▶ [WHAT THE TASK ASKS] Transcribe all of the material below word for word and leave out its pictures.
Begin
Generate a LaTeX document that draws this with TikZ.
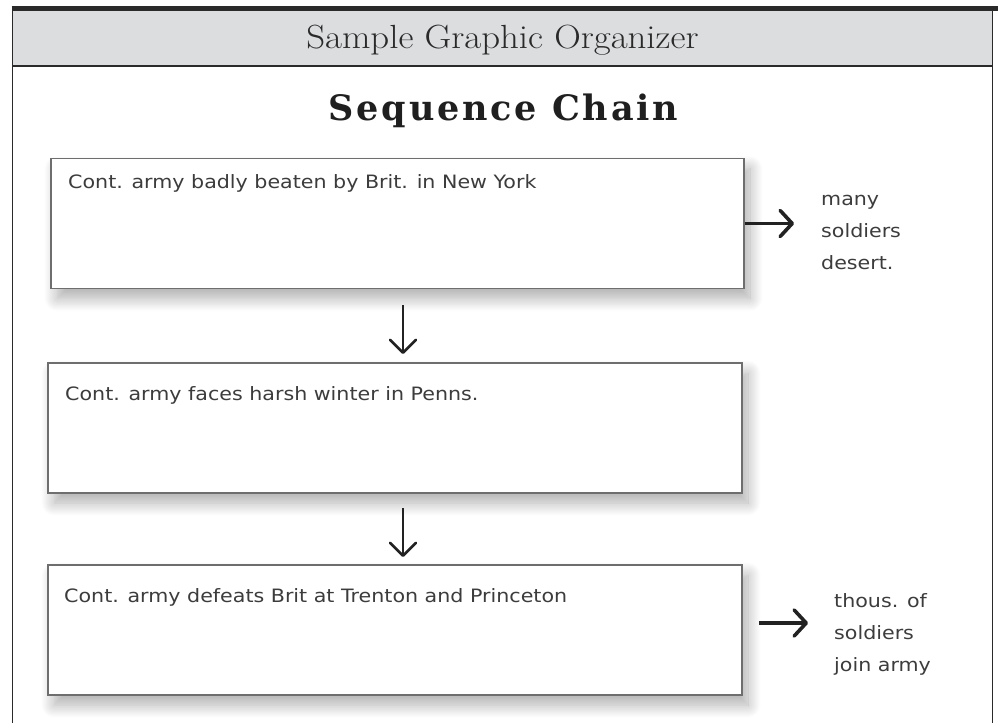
\documentclass[tikz,border=0pt]{standalone}
\usepackage{fontspec}
\usetikzlibrary{arrows.meta,shadows.blur}
\newfontfamily\handfont[FakeStretch=1.12]{DejaVu Sans}
\newfontfamily\slabfont[LetterSpace=8]{DejaVu Serif}
\newfontfamily\headfont[FakeStretch=1.1]{Latin Modern Roman}
\definecolor{frameink}{HTML}{2A2A2A}
\definecolor{headfill}{HTML}{DCDDDF}
\definecolor{boxline}{HTML}{6E6E6E}
\definecolor{handink}{HTML}{3C3C3C}
\definecolor{arrowink}{HTML}{222222}
\newcommand{\stack}[1]{\vtop{\baselineskip=32pt\lineskiplimit=-100pt #1}}
\begin{document}
\begin{tikzpicture}[x=1pt,y=-1pt,
  seqbox/.style={draw=boxline,line width=1.3pt,fill=white,minimum width=#1,minimum height=130pt,inner sep=0pt,
    blur shadow={shadow xshift=6pt,shadow yshift=-10pt,shadow blur radius=13pt,shadow blur steps=14,shadow opacity=32}},
  seqbox/.default=694pt,
  boxtext/.style={anchor=base west,inner sep=0pt,text=handink,font=\handfont\fontsize{18.4}{22}\selectfont},
  sidetext/.style={anchor=base west,inner sep=0pt,text=handink,font=\handfont\fontsize{18.4}{22}\selectfont},
  rarrow/.style={draw=arrowink,line width=3.6pt,-{Straight Barb[length=12pt,width=26pt,round]}},
  darrow/.style={draw=arrowink,line width=2.6pt,-{Straight Barb[length=13pt,width=26pt,round]}}]
\useasboundingbox (0,0) rectangle (998,723);
% frame and header
\fill[headfill] (12,8) rectangle (993,66);
\draw[frameink,line width=1.6pt] (12.5,8) -- (12.5,723);
\draw[frameink,line width=1.6pt] (992.5,8) -- (992.5,723);
\draw[frameink,line width=1.6pt] (12,66) -- (993,66);
\draw[frameink,line width=4.5pt] (11.7,8.5) -- (998,8.5);
\node[anchor=base,inner sep=0pt,text=frameink,font=\headfont\fontsize{33.5}{38}\selectfont] (hdr) at (502.5,48) {Sample Graphic Organizer};
\node[anchor=base,inner sep=0pt,text=black!88,font=\slabfont\bfseries\fontsize{35}{40}\selectfont] (ttl) at (503.5,120) {Sequence Chain};
% boxes
\node[seqbox=693pt] (b1) at (397.5,223.5) {};
\node[seqbox] (b2) at (395,428) {};
\node[seqbox] (b3) at (395,630) {};
\node[boxtext] (t1) at (68,188) {Cont. army badly beaten by Brit. in New York};
\node[boxtext] (t2) at (65,400) {Cont. army faces harsh winter in Penns.};
\node[boxtext] (t3) at (64,602) {Cont. army defeats Brit at Trenton and Princeton};
% side notes
\node[sidetext] (s1) at (821,205) {\stack{\hbox{many}\hbox{soldiers}\hbox{desert.}}};
\node[sidetext] (s3) at (834,607) {\stack{\hbox{thous. of}\hbox{soldiers}\hbox{join army}}};
% connectors
\coordinate (r1) at (794,223.5);
\coordinate (r3s) at (759,623);
\coordinate (r3e) at (808,623);
\coordinate (d1s) at (403,305);
\coordinate (d1e) at (403,354);
\coordinate (d2s) at (403,508);
\coordinate (d2e) at (403,557);
\draw[rarrow] (b1.east) -- (r1);
\draw[rarrow] (r3s) -- (r3e);
\draw[darrow] (d1s) -- (d1e);
\draw[darrow] (d2s) -- (d2e);
\end{tikzpicture}
\end{document}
End
▶ [RESULT]
Generate a LaTeX document that draws this with TikZ.
\documentclass[tikz,border=0pt]{standalone}
\usepackage{fontspec}
\usetikzlibrary{arrows.meta,shadows.blur}
\newfontfamily\handfont[FakeStretch=1.12]{DejaVu Sans}
\newfontfamily\slabfont[LetterSpace=8]{DejaVu Serif}
\newfontfamily\headfont[FakeStretch=1.1]{Latin Modern Roman}
\definecolor{frameink}{HTML}{2A2A2A}
\definecolor{headfill}{HTML}{DCDDDF}
\definecolor{boxline}{HTML}{6E6E6E}
\definecolor{handink}{HTML}{3C3C3C}
\definecolor{arrowink}{HTML}{222222}
\newcommand{\stack}[1]{\vtop{\baselineskip=32pt\lineskiplimit=-100pt #1}}
\begin{document}
\begin{tikzpicture}[x=1pt,y=-1pt,
  seqbox/.style={draw=boxline,line width=1.3pt,fill=white,minimum width=#1,minimum height=130pt,inner sep=0pt,
    blur shadow={shadow xshift=6pt,shadow yshift=-10pt,shadow blur radius=13pt,shadow blur steps=14,shadow opacity=32}},
  seqbox/.default=694pt,
  boxtext/.style={anchor=base west,inner sep=0pt,text=handink,font=\handfont\fontsize{18.4}{22}\selectfont},
  sidetext/.style={anchor=base west,inner sep=0pt,text=handink,font=\handfont\fontsize{18.4}{22}\selectfont},
  rarrow/.style={draw=arrowink,line width=3.6pt,-{Straight Barb[length=12pt,width=26pt,round]}},
  darrow/.style={draw=arrowink,line width=2.6pt,-{Straight Barb[length=13pt,width=26pt,round]}}]
\useasboundingbox (0,0) rectangle (998,723);
% frame and header
\fill[headfill] (12,8) rectangle (993,66);
\draw[frameink,line width=1.6pt] (12.5,8) -- (12.5,723);
\draw[frameink,line width=1.6pt] (992.5,8) -- (992.5,723);
\draw[frameink,line width=1.6pt] (12,66) -- (993,66);
\draw[frameink,line width=4.5pt] (11.7,8.5) -- (998,8.5);
\node[anchor=base,inner sep=0pt,text=frameink,font=\headfont\fontsize{33.5}{38}\selectfont] (hdr) at (502.5,48) {Sample Graphic Organizer};
\node[anchor=base,inner sep=0pt,text=black!88,font=\slabfont\bfseries\fontsize{35}{40}\selectfont] (ttl) at (503.5,120) {Sequence Chain};
% boxes
\node[seqbox=693pt] (b1) at (397.5,223.5) {};
\node[seqbox] (b2) at (395,428) {};
\node[seqbox] (b3) at (395,630) {};
\node[boxtext] (t1) at (68,188) {Cont. army badly beaten by Brit. in New York};
\node[boxtext] (t2) at (65,400) {Cont. army faces harsh winter in Penns.};
\node[boxtext] (t3) at (64,602) {Cont. army defeats Brit at Trenton and Princeton};
% side notes
\node[sidetext] (s1) at (821,205) {\stack{\hbox{many}\hbox{soldiers}\hbox{desert.}}};
\node[sidetext] (s3) at (834,607) {\stack{\hbox{thous. of}\hbox{soldiers}\hbox{join army}}};
% connectors
\coordinate (r1) at (794,223.5);
\coordinate (r3s) at (759,623);
\coordinate (r3e) at (808,623);
\coordinate (d1s) at (403,305);
\coordinate (d1e) at (403,354);
\coordinate (d2s) at (403,508);
\coordinate (d2e) at (403,557);
\draw[rarrow] (b1.east) -- (r1);
\draw[rarrow] (r3s) -- (r3e);
\draw[darrow] (d1s) -- (d1e);
\draw[darrow] (d2s) -- (d2e);
\end{tikzpicture}
\end{document}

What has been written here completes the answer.